Check the Tread Depth
Each tire tread is engineered with specific dimensions to be the most effective displacement device of debris and precipitation. The deeper the treads, the more optimally they work and as such it is important to keep an eye on the tread depth as the rubber gets worn down over time. Fortunately, checking the tread depth is easy and inexpensive, only requiring a penny. Take a penny with Abe Lincoln’s side facing portrait, and stick the penny into the tire tread with the head going towards the tire’s center. If the top of Abe’s head is fully visible, the treads are too shallow and it is necessary to get new tires. If part of the head isn’t visible then you are good to go, and maybe consider consulting a service technician if the treads are getting low.
Maintain Good Tire Pressure
The air within a tire acts as a firm cushion for the car that expands and compresses based on outside forces and temperature. The base tire pressure you establish causes the tire to assume a form that allows a tire to work optimally. When a tire is under-inflated with a lower pressure, the rubber bends and is strained increasing wear and tear on the tire. Checking the pressure is easy if you buy your own manual gauge and can extend the lifetime of your tire; view your owner’s manual to check what the optimal tire pressure is to be. Performing checks when the temperature and/or climate changes, which can affect how compressed the air within the tire is. If you need to frequently refill a specific tire multiple times over a few weeks the tire might have a leak or bigger problem with the tire and should be looked at by a service technician.
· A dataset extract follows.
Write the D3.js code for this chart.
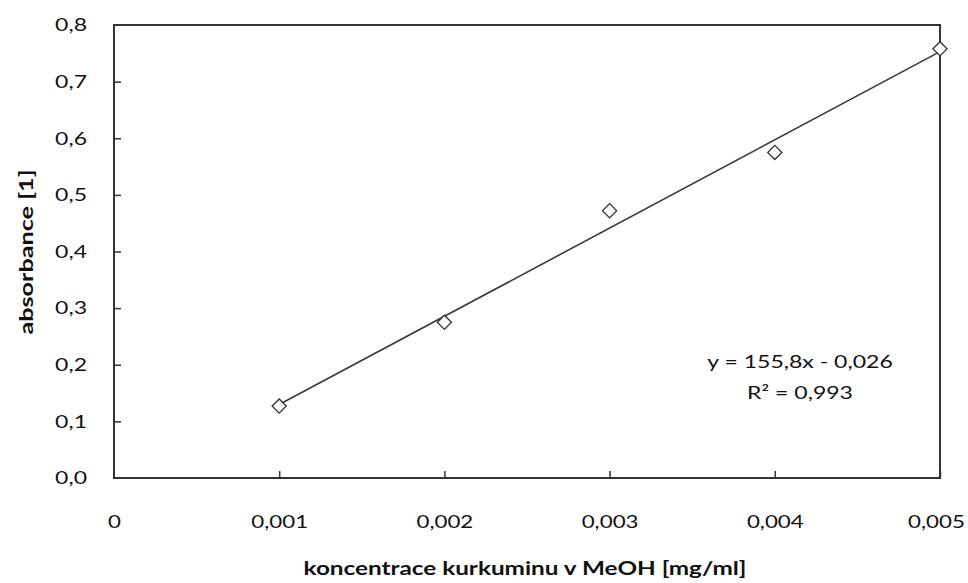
<!DOCTYPE html>
<html>
<head>
<meta charset="utf-8">
<script src="https://cdn.jsdelivr.net/npm/d3@7"></script>
<style>
  html, body { margin: 0; padding: 0; background: #fff; }
  svg { display: block; }
  text { font-family: Lato, "Open Sans", sans-serif; fill: #111; }
</style>
</head>
<body>
<svg id="chart" width="968" height="583"></svg>
<script>
// ---- data ----
const concentrations = [0.001, 0.002, 0.003, 0.004, 0.005];
const absorbance = [0.127, 0.275, 0.472, 0.575, 0.758];
const xTickValues = [0, 0.001, 0.002, 0.003, 0.004, 0.005];
const yTickValues = [0, 0.1, 0.2, 0.3, 0.4, 0.5, 0.6, 0.7, 0.8];
const trendSlope = 155.8;
const trendIntercept = -0.026;
const equationLines = ["y = 155,8x - 0,026", "R² = 0,993"];
const xTitle = "koncentrace kurkuminu  v MeOH [mg/ml]";
const yTitle = "absorbance [1]";

// ---- layout ----
const svg = d3.select("#chart");
const L = 114, R = 940, T = 25, B = 478;
const x = d3.scaleLinear().domain([0, 0.005]).range([L, R]);
const y = d3.scaleLinear().domain([0, 0.8]).range([B, T]);
const fmtX = v => v === 0 ? "0" : d3.format(".3f")(v).replace(".", ",");
const fmtY = v => d3.format(".1f")(v).replace(".", ",");
const frameColor = "#333";
const stretch = 1.24;

// axes (inward ticks)
const xAxis = svg.append("g").attr("transform", `translate(0,${B})`)
  .call(d3.axisBottom(x).tickValues(xTickValues).tickSize(-7).tickPadding(0).tickFormat(fmtX));
const yAxis = svg.append("g").attr("transform", `translate(${L},0)`)
  .call(d3.axisLeft(y).tickValues(yTickValues).tickSize(-7).tickPadding(0).tickFormat(fmtY));
[xAxis, yAxis].forEach(g => {
  g.select(".domain").remove();
  g.selectAll(".tick line").attr("stroke", frameColor).attr("stroke-width", 1.5);
  g.selectAll(".tick text").attr("font-family", "Lato, sans-serif").attr("font-size", 18).attr("fill", "#111");
});
xAxis.selectAll(".tick text").attr("y", 0).attr("dy", 0)
  .attr("transform", d => `translate(${d === 0.005 ? -4 : 0},50) scale(${stretch},1)`);
yAxis.selectAll(".tick text").attr("x", 0)
  .attr("transform", `translate(-27,0) scale(1.28,1)`);
xAxis.selectAll(".tick").filter(d => d === 0).select("line").remove();
yAxis.selectAll(".tick").filter(d => d === 0 || d === 0.8).select("line").remove();

// plot frame
svg.append("rect").attr("x", L).attr("y", T).attr("width", R - L).attr("height", B - T)
  .attr("fill", "none").attr("stroke", frameColor).attr("stroke-width", 2);

// trend line
const trend = [concentrations[0], concentrations[concentrations.length - 1]]
  .map(c => [c, trendSlope * c + trendIntercept]);
svg.append("path")
  .attr("d", d3.line().x(d => x(d[0])).y(d => y(d[1]))(trend))
  .attr("stroke", "#3a3a3a").attr("stroke-width", 1.6).attr("fill", "none");

// markers
svg.append("g").selectAll("path").data(concentrations).join("path")
  .attr("transform", (c, i) => `translate(${x(c)},${y(absorbance[i])}) rotate(45)`)
  .attr("d", d3.symbol(d3.symbolSquare, 100)())
  .attr("fill", "#fff").attr("stroke", "#333").attr("stroke-width", 1.3);

// equation
svg.append("g").selectAll("text").data(equationLines).join("text")
  .attr("transform", (d, i) => `translate(800,${368 + i * 31}) scale(1.28,1)`)
  .attr("text-anchor", "middle").attr("font-size", 18)
  .text(d => d);

// axis titles
svg.append("text").attr("transform", "translate(525,575) scale(1.35,1)").attr("text-anchor", "middle")
  .attr("font-size", 18).attr("font-weight", "bold").text(xTitle);
svg.append("text").attr("transform", "translate(33,252) rotate(-90) scale(1.4,1)").attr("text-anchor", "middle")
  .attr("font-size", 18).attr("font-weight", "bold").text(yTitle);
</script>
</body>
</html>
Watch for Bulges, Cracks, and Valves
A tire is a pressurized system of air, made of firm and supple rubber that helps contain a large amount of gas. The air is constantly pushing outwards, trying to escape the rubber in any way it can; if the rubber wears away with a crack that goes fully through the rubber, the air will hiss out and escape. The overall strength of the rubber can reduce, losing its shape with a small pocket of air that pushes out a bulge in the weaker portion of rubber. The valve where air is inserted into the tire can wear away or break, causing air to leak out. These different impurities in the rubber’s structure and the surface can develop into more dire issues and should be looked at by a professional service specialist.
Keeping up with the core maintenance of your car’s tires is a great way to increase the longevity of the rubber’s lifetime. As tires begin to wear down over the years, it is useful to perform regular checks to bring safe driving conditions. With a few extra checks and information, you can make sure that your tires stay in top shape and help improve the safety of your driving experience!